Peg’s commitment to the kids is a constant topic among Pickett Pool parents, says Gerald Wright, whose two daughters learned to swim under Peg’s instruction.
“She has tremendous dedication,” says Gerald, who first contacted me about Pickett demise, hoping that public attention might get the place re-opened. (Good people in the Rec Department decided last week to re-open two of the four shuttered pools; parents are so grateful, they don’t even mind that the re-opened pools’ hours have been scaled down from six days a week to two.)
“We’re talking about how we might compensate Peg for her work, now that we’re not so focused on getting Pickett re-opened.” says Gerald. “She deserves to be paid.”
Today, when Pickett re-opens, Peg - who remains laid off - will be there coaching, for free, the kids she once coached for a paycheck. Proving that the best civil servants are more than civil and servile.
They’re angels.
Now available for purchase are those memorial T-shirts that Matt McIntyre promised to produce in honor of slain Philly cop John Pawlowski.
Matt, you might recall from my column about him last month, is a Northeast Philly resident who works full-time at the Kimmel Center as a stage carpenter and part-time as an un-paid fund-raiser for the families of fallen Philadelphia police officers.

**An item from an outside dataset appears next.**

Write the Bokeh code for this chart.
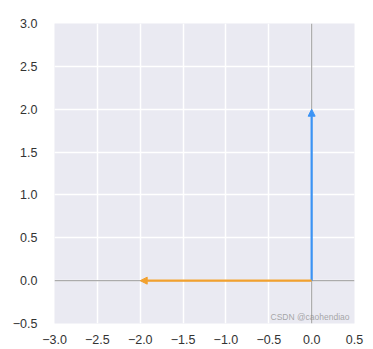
from bokeh.plotting import figure
from bokeh.models import Arrow, NormalHead, Span, FixedTicker, Range1d, Label
from bokeh.embed import file_html
from bokeh.resources import INLINE

# data
vec_names = ["v1", "v2"]
vec_x = [0.0, -2.0]
vec_y = [2.0, 0.0]
vec_colors = ["#3B93F5", "#F2A12E"]
x_ticks = [-3.0, -2.5, -2.0, -1.5, -1.0, -0.5, 0.0, 0.5]
y_ticks = [-0.5, 0.0, 0.5, 1.0, 1.5, 2.0, 2.5, 3.0]
watermark = "CSDN @caohendiao"

def fmt(v):
    s = f"{abs(v):.1f}"
    return ("\u2212" + s) if v < 0 else s

p = figure(width=373, height=349, output_backend="svg", toolbar_location=None,
           x_range=Range1d(-3, 0.5), y_range=Range1d(-0.5, 3),
           min_border_left=54, min_border_right=19, min_border_top=23, min_border_bottom=26,
           frame_width=300, frame_height=300)
p.background_fill_color = "#EAEAF2"
p.border_fill_color = "white"
p.outline_line_color = None

for ax in (p.xaxis[0], p.yaxis[0]):
    ax.axis_line_color = None
    ax.major_tick_line_color = None
    ax.minor_tick_line_color = None
    ax.major_label_text_font = "Liberation Sans"
    ax.major_label_text_font_size = "12.5px"
    ax.major_label_text_color = "#333333"

p.xaxis.ticker = FixedTicker(ticks=x_ticks)
p.yaxis.ticker = FixedTicker(ticks=y_ticks)
p.xaxis.major_label_overrides = {t: fmt(t) for t in x_ticks}
p.yaxis.major_label_overrides = {t: fmt(t) for t in y_ticks}
p.xaxis.major_label_standoff = 5
p.yaxis.major_label_standoff = 11

p.grid.grid_line_color = "white"
p.grid.grid_line_width = 1.5

p.add_layout(Span(location=0, dimension="width", line_color="#ABABAB", line_width=1.2))
p.add_layout(Span(location=0, dimension="height", line_color="#ABABAB", line_width=1.2))

for vx, vy, c in zip(vec_x, vec_y, vec_colors):
    p.add_layout(Arrow(x_start=0, y_start=0, x_end=vx, y_end=vy,
                       line_color=c, line_width=2.2,
                       end=NormalHead(size=7, fill_color=c, line_color=c, line_width=1)))

# watermark (kept inside the frame, bottom right)
p.add_layout(Label(x=-0.48, y=-0.48, text=watermark,
                   text_font="Liberation Sans", text_font_size="8.5px",
                   text_color="#8C8C8C", text_alpha=0.75))

open("out.html", "w").write(file_html(p, INLINE))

Known as "That T-Shirt Fund-Raiser Guy," Matt's title isn't one he ever planned for or wanted. But what began as a simple effort, back in 2006, to sell T-shirts as a fund-raiser for the family of slain cop Gary Skerski has sadly morphed into a bigger operation, as the city has since buried another six officers killed in the line of duty.
Matt tells me that the shirts that honor Pawlowski are Union/American-made, navy blue with a gold-and-white print. A large version of the print is on the back of the shirt; a smaller image is displayed on the front left breast.
Long sleeve shirts go for $20.00 each; short-sleeve, $15.00. After costs, 90% of the profits will go to the Pawlowski family, 10% to the FOP Survivors Fund.
Matt's among the nicest, most naturally generous people I've ever had the pleasure to meet and write about. May his big heart never, ever again be called into action on behalf of a cop's grieving family.